(Work required)
Quote word for word the lines below, beginning with the first and ending with the one that has "return ((px-cx)/s, (cy-py)/s)". Drop the pictures.
------ Material
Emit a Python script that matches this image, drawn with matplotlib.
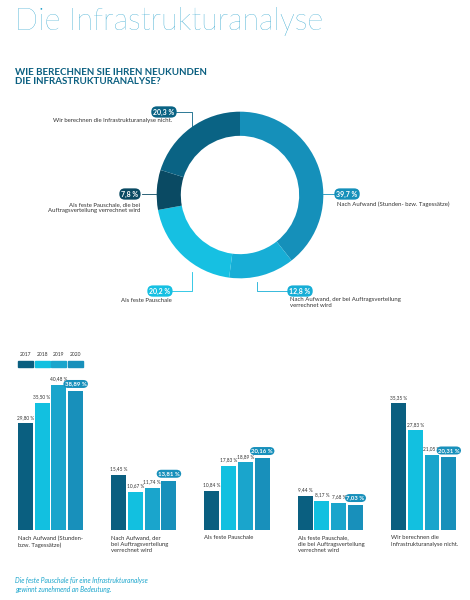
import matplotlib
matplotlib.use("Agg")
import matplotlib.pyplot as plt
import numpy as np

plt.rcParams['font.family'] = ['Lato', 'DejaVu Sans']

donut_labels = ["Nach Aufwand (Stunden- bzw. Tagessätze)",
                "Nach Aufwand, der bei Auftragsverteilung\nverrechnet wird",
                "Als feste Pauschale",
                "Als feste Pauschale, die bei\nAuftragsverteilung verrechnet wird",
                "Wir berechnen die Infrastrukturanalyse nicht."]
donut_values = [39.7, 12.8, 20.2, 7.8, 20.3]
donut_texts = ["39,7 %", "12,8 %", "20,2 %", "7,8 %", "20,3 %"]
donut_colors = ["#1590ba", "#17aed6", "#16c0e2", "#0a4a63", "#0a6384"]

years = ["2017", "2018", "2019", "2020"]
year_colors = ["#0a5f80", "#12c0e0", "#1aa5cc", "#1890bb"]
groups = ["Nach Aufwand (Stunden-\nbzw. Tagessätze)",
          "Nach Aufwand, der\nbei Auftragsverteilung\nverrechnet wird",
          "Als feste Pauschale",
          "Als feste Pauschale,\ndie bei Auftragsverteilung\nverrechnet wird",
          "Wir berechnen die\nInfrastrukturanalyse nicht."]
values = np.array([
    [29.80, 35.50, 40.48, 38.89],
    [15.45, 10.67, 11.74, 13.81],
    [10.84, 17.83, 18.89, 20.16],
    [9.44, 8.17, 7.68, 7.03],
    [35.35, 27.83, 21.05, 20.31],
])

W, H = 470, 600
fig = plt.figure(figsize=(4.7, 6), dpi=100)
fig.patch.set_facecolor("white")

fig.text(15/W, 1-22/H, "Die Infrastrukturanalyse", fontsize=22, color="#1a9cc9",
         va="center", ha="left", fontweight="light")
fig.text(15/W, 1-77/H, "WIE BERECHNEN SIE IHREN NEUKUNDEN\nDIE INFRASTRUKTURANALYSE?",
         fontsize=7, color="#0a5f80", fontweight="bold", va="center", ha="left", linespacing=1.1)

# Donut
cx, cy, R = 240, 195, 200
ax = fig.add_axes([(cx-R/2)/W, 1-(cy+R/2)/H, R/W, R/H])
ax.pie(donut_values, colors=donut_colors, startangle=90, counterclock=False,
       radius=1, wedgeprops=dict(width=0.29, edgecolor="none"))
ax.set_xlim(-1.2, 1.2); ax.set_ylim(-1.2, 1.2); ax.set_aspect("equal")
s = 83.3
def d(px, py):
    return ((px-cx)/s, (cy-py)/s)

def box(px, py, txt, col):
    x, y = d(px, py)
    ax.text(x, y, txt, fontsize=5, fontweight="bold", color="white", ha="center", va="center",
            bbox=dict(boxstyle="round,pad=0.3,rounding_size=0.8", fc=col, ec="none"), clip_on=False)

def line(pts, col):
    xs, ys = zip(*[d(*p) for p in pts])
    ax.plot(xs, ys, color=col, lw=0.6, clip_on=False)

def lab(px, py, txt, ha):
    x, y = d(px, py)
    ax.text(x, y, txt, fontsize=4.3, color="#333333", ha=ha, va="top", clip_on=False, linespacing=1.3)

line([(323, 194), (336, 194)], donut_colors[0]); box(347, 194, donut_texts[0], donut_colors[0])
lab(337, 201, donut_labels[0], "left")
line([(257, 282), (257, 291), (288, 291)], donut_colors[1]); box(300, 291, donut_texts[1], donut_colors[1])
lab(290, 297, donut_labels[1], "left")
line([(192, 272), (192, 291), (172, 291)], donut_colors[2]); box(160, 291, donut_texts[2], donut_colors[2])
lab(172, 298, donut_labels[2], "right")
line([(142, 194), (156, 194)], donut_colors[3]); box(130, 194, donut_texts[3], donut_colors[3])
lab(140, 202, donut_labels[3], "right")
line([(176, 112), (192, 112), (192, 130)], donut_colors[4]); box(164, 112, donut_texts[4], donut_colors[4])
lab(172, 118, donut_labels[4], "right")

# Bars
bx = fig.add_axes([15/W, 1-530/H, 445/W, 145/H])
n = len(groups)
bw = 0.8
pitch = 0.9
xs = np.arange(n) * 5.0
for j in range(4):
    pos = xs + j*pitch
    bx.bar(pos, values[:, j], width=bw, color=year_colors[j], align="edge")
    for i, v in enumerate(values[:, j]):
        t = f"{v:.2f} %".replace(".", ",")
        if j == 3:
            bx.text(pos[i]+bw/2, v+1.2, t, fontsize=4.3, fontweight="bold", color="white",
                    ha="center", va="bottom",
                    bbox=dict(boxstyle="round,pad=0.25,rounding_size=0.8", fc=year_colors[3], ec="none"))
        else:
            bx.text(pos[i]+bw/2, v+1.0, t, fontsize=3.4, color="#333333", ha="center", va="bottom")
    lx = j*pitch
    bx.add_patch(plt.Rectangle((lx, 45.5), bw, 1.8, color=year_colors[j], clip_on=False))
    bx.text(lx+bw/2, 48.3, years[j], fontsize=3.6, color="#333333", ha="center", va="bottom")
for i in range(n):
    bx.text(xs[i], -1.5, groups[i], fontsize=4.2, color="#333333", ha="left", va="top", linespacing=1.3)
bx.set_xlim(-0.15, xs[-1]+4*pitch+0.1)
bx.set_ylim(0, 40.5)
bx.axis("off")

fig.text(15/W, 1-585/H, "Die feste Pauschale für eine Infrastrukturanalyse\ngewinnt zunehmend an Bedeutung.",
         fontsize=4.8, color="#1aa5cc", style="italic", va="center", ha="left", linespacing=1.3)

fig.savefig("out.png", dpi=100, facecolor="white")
------------
(Correct output)
Emit a Python script that matches this image, drawn with matplotlib.
import matplotlib
matplotlib.use("Agg")
import matplotlib.pyplot as plt
import numpy as np

plt.rcParams['font.family'] = ['Lato', 'DejaVu Sans']

donut_labels = ["Nach Aufwand (Stunden- bzw. Tagessätze)",
                "Nach Aufwand, der bei Auftragsverteilung\nverrechnet wird",
                "Als feste Pauschale",
                "Als feste Pauschale, die bei\nAuftragsverteilung verrechnet wird",
                "Wir berechnen die Infrastrukturanalyse nicht."]
donut_values = [39.7, 12.8, 20.2, 7.8, 20.3]
donut_texts = ["39,7 %", "12,8 %", "20,2 %", "7,8 %", "20,3 %"]
donut_colors = ["#1590ba", "#17aed6", "#16c0e2", "#0a4a63", "#0a6384"]

years = ["2017", "2018", "2019", "2020"]
year_colors = ["#0a5f80", "#12c0e0", "#1aa5cc", "#1890bb"]
groups = ["Nach Aufwand (Stunden-\nbzw. Tagessätze)",
          "Nach Aufwand, der\nbei Auftragsverteilung\nverrechnet wird",
          "Als feste Pauschale",
          "Als feste Pauschale,\ndie bei Auftragsverteilung\nverrechnet wird",
          "Wir berechnen die\nInfrastrukturanalyse nicht."]
values = np.array([
    [29.80, 35.50, 40.48, 38.89],
    [15.45, 10.67, 11.74, 13.81],
    [10.84, 17.83, 18.89, 20.16],
    [9.44, 8.17, 7.68, 7.03],
    [35.35, 27.83, 21.05, 20.31],
])

W, H = 470, 600
fig = plt.figure(figsize=(4.7, 6), dpi=100)
fig.patch.set_facecolor("white")

fig.text(15/W, 1-22/H, "Die Infrastrukturanalyse", fontsize=22, color="#1a9cc9",
         va="center", ha="left", fontweight="light")
fig.text(15/W, 1-77/H, "WIE BERECHNEN SIE IHREN NEUKUNDEN\nDIE INFRASTRUKTURANALYSE?",
         fontsize=7, color="#0a5f80", fontweight="bold", va="center", ha="left", linespacing=1.1)

# Donut
cx, cy, R = 240, 195, 200
ax = fig.add_axes([(cx-R/2)/W, 1-(cy+R/2)/H, R/W, R/H])
ax.pie(donut_values, colors=donut_colors, startangle=90, counterclock=False,
       radius=1, wedgeprops=dict(width=0.29, edgecolor="none"))
ax.set_xlim(-1.2, 1.2); ax.set_ylim(-1.2, 1.2); ax.set_aspect("equal")
s = 83.3
def d(px, py):
    return ((px-cx)/s, (cy-py)/s)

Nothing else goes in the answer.